The vote seems to have been designed to mimic the long-awaited parliamentary elections the Ukrainian government held last week. “Moscow recognized the Ukrainian parliamentary elections, and now they [say] the world should recognize this one, too. From their viewpoint this is ‘50-50,’” said Balázs Jarábik, a visiting scholar at the Carnegie Endowment for International Peace. The rebels “tried hard to replicate what they know about elections—so this all looked like [elections] in the USSR.” Zakharchenko was handily re-elected, with over 70 percent of the vote, as was Igor Plotnitsky, the incumbent leader of the Luhansk People’s Republic. Inauguration ceremonies will be held Monday.

The DNR Central Election Commission claims that over 1 million votes were cast, but the exact numbers are unknown. The long lines at polling stations were partly because there were “five times fewer polling stations” open than in the referendum the rebel governments held in May, Buzzfeed’s Max Seddon reports. But the significant turnout proves that there is real support for the separatist republics among the war-weary populace, even if civilians had varied motives for turning out on Sunday.
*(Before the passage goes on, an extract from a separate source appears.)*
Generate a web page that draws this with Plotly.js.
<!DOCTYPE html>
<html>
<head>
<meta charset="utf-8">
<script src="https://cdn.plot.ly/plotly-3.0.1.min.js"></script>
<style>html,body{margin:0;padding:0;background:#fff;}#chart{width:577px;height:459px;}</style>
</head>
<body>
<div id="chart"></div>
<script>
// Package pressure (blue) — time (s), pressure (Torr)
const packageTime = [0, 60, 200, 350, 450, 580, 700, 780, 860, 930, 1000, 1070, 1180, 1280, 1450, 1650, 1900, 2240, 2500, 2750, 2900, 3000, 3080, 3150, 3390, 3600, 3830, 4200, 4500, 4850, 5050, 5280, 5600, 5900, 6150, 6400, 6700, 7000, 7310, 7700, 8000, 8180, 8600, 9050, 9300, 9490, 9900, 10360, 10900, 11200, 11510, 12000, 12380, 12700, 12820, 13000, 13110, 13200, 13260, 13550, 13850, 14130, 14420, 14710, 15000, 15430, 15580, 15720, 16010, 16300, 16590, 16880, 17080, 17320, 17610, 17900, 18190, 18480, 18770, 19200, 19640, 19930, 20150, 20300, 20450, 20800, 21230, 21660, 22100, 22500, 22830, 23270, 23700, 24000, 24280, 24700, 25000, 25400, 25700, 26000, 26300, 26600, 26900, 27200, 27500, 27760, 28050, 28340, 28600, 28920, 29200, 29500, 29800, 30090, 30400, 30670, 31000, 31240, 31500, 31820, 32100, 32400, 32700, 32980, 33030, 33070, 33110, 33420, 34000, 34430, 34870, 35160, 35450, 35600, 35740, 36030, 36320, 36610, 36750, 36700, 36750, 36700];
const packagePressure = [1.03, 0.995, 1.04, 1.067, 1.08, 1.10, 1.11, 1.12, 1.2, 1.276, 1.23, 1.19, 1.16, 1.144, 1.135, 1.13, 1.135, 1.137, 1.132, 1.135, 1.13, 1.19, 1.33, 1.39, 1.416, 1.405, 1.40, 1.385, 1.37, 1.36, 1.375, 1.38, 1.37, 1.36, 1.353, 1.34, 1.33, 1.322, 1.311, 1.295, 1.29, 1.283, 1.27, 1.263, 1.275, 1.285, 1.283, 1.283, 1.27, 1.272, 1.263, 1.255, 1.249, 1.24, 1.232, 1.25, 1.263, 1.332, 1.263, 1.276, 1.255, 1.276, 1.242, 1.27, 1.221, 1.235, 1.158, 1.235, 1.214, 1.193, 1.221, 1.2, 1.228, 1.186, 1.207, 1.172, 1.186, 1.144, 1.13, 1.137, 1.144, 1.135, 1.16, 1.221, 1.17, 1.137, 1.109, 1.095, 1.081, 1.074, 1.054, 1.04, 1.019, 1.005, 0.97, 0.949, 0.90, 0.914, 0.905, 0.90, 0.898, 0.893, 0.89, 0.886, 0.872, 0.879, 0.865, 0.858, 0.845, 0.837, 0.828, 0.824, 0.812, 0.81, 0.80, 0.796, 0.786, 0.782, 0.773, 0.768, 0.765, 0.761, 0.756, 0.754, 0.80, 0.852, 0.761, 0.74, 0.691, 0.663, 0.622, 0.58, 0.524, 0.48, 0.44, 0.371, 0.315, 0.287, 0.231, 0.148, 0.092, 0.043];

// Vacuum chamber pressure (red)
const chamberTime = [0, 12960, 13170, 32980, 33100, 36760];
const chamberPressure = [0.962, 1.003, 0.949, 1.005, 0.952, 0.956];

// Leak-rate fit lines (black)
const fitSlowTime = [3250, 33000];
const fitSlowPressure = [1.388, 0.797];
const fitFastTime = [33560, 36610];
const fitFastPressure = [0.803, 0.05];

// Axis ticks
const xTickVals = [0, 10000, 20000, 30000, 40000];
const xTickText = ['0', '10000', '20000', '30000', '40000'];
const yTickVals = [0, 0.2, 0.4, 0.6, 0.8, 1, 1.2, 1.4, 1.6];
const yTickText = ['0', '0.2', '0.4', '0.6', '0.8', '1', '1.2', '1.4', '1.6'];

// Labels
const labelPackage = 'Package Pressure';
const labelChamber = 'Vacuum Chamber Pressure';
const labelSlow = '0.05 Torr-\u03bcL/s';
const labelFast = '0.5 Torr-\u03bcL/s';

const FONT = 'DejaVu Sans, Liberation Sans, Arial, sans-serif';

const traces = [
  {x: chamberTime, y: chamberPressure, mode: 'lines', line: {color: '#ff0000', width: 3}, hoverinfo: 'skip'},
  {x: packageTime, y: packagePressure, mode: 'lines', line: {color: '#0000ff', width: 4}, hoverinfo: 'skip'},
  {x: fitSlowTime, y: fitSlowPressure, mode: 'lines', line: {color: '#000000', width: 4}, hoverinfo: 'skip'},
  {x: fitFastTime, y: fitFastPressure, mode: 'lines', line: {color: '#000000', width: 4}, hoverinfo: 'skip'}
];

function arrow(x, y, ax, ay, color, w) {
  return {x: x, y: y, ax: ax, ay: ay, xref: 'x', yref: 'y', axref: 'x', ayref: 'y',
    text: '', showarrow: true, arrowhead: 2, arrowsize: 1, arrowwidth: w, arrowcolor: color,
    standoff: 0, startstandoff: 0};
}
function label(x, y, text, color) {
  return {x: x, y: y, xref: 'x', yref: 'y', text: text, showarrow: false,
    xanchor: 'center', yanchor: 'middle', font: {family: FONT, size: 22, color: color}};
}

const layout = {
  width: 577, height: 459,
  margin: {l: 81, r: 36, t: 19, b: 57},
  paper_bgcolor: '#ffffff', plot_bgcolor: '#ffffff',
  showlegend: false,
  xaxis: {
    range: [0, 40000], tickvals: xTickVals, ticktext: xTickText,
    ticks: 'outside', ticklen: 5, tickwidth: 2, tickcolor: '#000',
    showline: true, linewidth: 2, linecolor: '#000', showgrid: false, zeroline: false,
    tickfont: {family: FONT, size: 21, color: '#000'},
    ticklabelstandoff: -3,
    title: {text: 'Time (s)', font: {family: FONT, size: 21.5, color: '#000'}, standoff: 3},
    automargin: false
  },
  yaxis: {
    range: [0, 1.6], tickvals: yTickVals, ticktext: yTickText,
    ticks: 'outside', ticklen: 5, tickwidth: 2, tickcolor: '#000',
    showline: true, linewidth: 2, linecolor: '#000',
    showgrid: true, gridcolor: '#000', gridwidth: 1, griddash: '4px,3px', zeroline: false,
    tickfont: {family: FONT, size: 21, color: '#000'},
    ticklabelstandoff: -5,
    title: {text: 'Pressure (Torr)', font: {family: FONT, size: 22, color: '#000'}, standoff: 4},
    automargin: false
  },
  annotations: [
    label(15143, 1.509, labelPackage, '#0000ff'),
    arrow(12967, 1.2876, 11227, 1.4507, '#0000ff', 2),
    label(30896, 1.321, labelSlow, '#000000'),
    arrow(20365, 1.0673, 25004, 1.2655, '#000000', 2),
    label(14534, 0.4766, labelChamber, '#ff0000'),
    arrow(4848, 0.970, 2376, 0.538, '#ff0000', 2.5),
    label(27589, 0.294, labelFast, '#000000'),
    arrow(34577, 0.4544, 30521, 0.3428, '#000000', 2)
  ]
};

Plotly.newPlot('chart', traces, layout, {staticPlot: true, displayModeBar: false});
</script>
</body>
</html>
“Despite the surreal nature of the vote, there is no doubt that, among the older generation at least, there was great enthusiasm for it, perhaps less as an endorsement of the Donetsk republic and more as a message to Kiev that the region would never again be part of Ukraine,” The Guardian’s Shaun Walker reports. “Everything changed over the summer," one voter told VICE’s Harriet Salem. "I saw the refugees on the television. There was the shelling in Sloviansk and then everywhere else. It was then I realized there was no way back to a united Ukraine. By the time the DNR came here, it was a relief."

The elections have been condemned by the U.S., E.U., and Ukraine for violating the September Minsk agreement—a truce between the rebels and the Ukrainian government—which stipulated that “early local elections in accordance with the Law of Ukraine” would be held in rebel territories. The Ukrainian government had scheduled those elections for December 7. “They cannot be organized without complete conformity with the Ukrainian legislation, the provision of methodical and other assistance by the Central Election Commission, the presence of international observers, the absence of armed people on the streets and the guarantees of free expression of will of the citizens," Ukrainian President Petro Poroshenko said in a statement.
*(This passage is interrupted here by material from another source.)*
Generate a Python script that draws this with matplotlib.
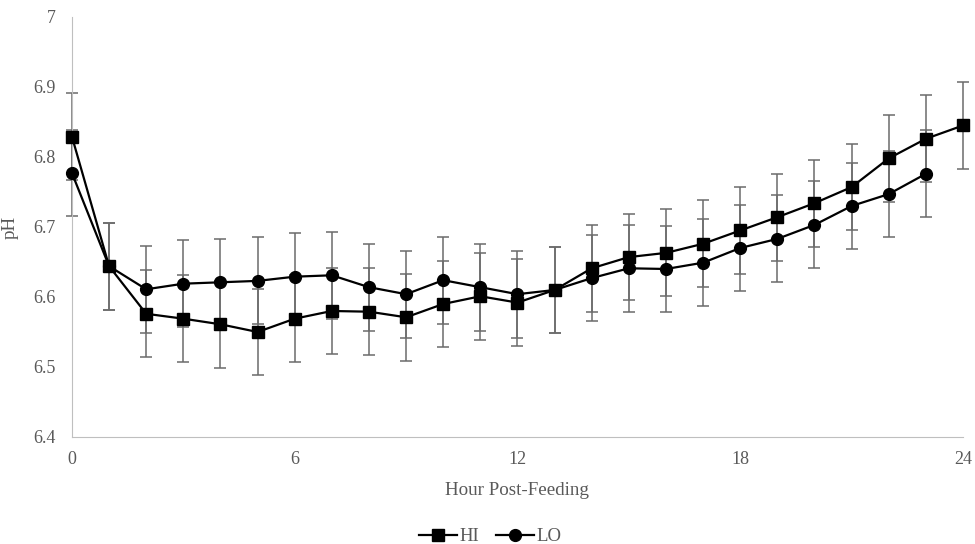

The rebels, of course, claim that the elections were entirely legal under the provisions of the Minsk agreement. "It was said there [in the Minsk protocol] that we have the right to hold our own elections. The date was not specified," Zakharchenko said on Sunday, RIA Novosti reports. It is abundantly evident that the Ukrainians had no plan for how exactly “early local elections in accordance with the Law of Ukraine” could possibly be held in rebel territory, just like it is also painfully clear that the government has no plan for how that territory will ever be re-integrated into the rest of the country.
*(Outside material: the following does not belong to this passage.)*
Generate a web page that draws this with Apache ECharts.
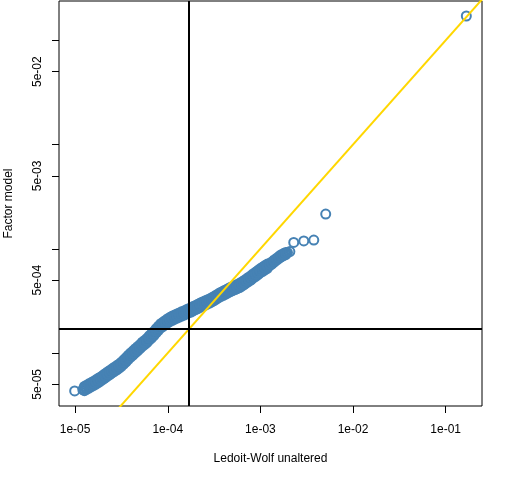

As the world’s attention has waned, the situation in Ukraine has only deteriorated over the past weeks. Remember when, a few months ago, there everyone was frantically speculating about whether the first humanitarian convoy Russia sent to Ukraine was a Trojan Horse? Now there is an actual Russian convoy carrying actual Russian arms inside eastern Ukraine, where the Russian government continues to fund the self-proclaimed separatist governments. Only this weekend were all of the remains of those killed aboard the Malaysian Airlines Flight 17 in July finally identified.

It’s funny how these days, half of the news reports on Ukraine end with a long summary of the conflict, reminding readers why anyone cared about all this in the first place. It’s easier to read about, and cover, conflicts in which solutions are being debated and carried out. In Ukraine, there aren’t many.